Selon les derniers sondages, 64 % des Brésiliens rejettent Bolsonaro. S’il y avait une élection demain, il ne recueillerait que 25 % de soutien au premier tour, et guère plus au second – contre 55 % pour Lula. Non seulement Bolsonaro est impopulaire, mais il est incapable d’aller au-delà de sa base dure, même dans un face-à-face avec Lula. L’antipetismo qui l’a fait élire il y a trois ans ne le sauverait pas aujourd’hui.

Pourtant, Bolsonaro continue d’insister – comme il l’a fait lors d’un rassemblement il y a une semaine, répété lors des manifestations de cette semaine – sur le fait que son objectif final est « la prison, la mort ou la victoire » et que le système électoral est une « farce ».

Quant à Bolsonaro, sa stratégie consistant à provoquer une réaction des institutions pour forcer une confrontation peut encore se poursuivre. Après tout, depuis que Bolsonaro a pris ses fonctions, il ne cherche guère à faire autre chose que de provoquer le chaos; il gouverne par la crise, car il est incapable de gouverner.

S’il perd les prochaines élections, quittera-t-il son poste ? Le joker dans le lot est la police militaire. Déjà à l’approche des manifestations d’hier, on craignait que la police ne se mutine. Les forces de police actives sont interdites par la loi de toute manifestation politique. Ils peuvent voter, mais il leur est strictement interdit de prendre part à une manifestation ou de lui apporter un soutien vocal.

Ces dernières semaines, plusieurs commandants de réserve et de la police militaire à la retraite ont fait des déclarations en faveur des manifestations et de Bolsonaro.

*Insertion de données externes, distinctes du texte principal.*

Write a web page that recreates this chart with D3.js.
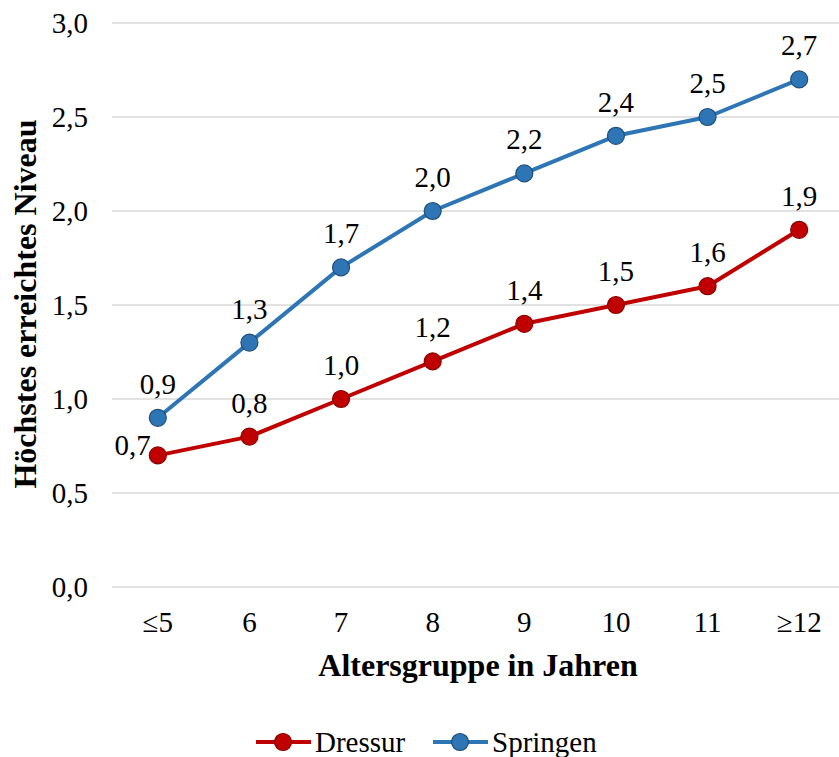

Un ancien commandant de la police de São Paulo – qui avait déjà fait la une des journaux en affirmant que le maintien de l’ordre devait être différent à Jardins, un quartier huppé de São Paulo, par rapport à la périphérie – a appelé les vétérans de la police à se manifester le 7 septembre. Plusieurs autres personnes ont publié des messages sur les médias sociaux, appelant les gens à descendre dans la rue pour défendre Bolsonaro ou « combattre le communisme ».

Ce qui est inquiétant pour Bolsonaro, c’est que la mise en accusation commence à devenir plus probable. Il a acheté le soutien du Congrès en offrant à une masse de partis de droite connus sous le nom de Centrão des bureaux et des fonds. Il est dans leur poche. Mais comme les marchés se méfient de plus en plus de l’instabilité politique – et que les réformes néolibérales ne semblent pas être une priorité présidentielle – des pressions pourraient être exercées sur les différents partis de centre et de droite pour se débarrasser de lui. Dans les heures qui ont suivi les manifestations du 7 septembre, plusieurs de ces partis ont annoncé qu’ils se réunissaient pour discuter de la destitution.

Si cela devait se faire, cela aurait l’avantage supplémentaire, à leurs yeux, d’ouvrir la voie à un candidat de « troisième voie ». Jusqu’à présent, aucun candidat de la droite dominante n’a réussi à obtenir des résultats à deux chiffres, l’électorat étant polarisé entre Bolsonaro et Lula. Mettre Bolsonaro hors-jeu ouvrirait la voie à une figure de centre-droit plus traditionnelle pour tenter de reconquérir les électeurs qui ont été perdus par la poussée de l’extrême droite en 2018.